[START]

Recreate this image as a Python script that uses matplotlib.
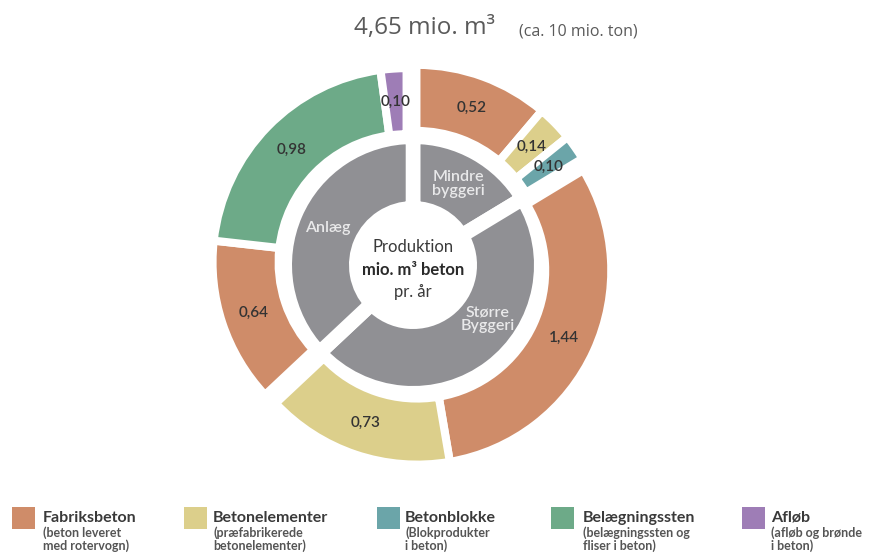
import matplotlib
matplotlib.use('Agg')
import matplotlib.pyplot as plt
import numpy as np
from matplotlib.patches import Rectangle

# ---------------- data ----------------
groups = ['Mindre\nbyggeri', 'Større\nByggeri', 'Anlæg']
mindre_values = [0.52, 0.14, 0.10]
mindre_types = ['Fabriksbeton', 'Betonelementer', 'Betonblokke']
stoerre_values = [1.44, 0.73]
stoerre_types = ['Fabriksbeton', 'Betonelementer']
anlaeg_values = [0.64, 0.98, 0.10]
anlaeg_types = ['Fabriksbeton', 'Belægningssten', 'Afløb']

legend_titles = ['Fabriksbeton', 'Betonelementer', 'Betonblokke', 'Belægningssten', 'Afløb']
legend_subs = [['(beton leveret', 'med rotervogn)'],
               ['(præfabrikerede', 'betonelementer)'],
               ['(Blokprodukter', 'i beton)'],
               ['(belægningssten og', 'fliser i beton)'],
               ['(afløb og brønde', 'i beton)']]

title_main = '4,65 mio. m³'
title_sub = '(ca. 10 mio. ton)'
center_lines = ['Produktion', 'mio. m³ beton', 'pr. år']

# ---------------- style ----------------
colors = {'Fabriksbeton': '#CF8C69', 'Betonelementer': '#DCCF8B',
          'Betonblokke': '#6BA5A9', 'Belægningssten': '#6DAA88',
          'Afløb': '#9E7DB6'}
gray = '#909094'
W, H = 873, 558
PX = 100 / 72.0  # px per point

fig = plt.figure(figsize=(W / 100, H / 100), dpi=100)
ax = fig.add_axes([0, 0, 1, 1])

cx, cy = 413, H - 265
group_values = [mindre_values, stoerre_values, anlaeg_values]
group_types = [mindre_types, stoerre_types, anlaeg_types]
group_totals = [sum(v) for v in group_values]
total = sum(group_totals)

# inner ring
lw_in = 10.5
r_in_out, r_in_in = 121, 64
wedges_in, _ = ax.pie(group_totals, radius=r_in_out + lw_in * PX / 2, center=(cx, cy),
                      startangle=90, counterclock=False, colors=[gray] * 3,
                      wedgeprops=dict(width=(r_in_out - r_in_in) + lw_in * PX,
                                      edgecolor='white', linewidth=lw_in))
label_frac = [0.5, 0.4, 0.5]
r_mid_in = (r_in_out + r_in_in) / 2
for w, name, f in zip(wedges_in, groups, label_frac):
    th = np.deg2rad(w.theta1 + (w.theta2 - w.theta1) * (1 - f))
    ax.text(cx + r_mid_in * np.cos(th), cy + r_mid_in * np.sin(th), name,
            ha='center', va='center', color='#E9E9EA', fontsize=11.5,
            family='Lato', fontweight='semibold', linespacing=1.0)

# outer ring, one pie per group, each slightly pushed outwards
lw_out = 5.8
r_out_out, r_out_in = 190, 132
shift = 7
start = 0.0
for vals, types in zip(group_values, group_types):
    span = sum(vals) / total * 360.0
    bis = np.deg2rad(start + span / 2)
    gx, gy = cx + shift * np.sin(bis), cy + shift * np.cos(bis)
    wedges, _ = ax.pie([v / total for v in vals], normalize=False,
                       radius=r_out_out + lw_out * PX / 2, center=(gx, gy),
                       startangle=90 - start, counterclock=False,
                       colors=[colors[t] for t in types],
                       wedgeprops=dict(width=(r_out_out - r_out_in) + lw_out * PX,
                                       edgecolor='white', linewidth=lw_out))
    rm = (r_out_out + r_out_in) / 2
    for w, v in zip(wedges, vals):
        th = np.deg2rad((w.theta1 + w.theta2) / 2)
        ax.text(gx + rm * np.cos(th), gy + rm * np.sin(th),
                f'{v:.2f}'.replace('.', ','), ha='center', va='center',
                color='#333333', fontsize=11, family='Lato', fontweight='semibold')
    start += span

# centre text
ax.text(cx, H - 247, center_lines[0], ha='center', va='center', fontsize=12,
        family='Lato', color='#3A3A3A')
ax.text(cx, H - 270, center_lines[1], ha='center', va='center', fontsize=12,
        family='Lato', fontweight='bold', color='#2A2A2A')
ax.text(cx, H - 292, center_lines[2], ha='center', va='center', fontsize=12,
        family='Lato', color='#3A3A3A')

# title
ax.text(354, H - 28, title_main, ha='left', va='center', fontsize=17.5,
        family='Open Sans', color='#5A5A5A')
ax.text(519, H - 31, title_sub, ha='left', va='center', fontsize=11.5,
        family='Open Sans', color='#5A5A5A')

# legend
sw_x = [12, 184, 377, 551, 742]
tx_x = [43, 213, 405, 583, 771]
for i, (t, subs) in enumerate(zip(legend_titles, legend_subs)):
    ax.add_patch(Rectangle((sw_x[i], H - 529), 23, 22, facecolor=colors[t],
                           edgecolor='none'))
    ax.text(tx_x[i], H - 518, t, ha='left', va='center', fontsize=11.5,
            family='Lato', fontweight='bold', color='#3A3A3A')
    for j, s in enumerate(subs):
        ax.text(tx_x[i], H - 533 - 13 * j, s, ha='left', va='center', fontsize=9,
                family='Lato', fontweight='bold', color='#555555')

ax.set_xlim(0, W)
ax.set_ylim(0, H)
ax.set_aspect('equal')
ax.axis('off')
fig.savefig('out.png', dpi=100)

[END]

Copy nothing but the lines from the top of the material through the line holding "from matplotlib.patches import Rectangle", exactly as written; omit pictures.

Recreate this image as a Python script that uses matplotlib.
import matplotlib
matplotlib.use('Agg')
import matplotlib.pyplot as plt
import numpy as np
from matplotlib.patches import Rectangle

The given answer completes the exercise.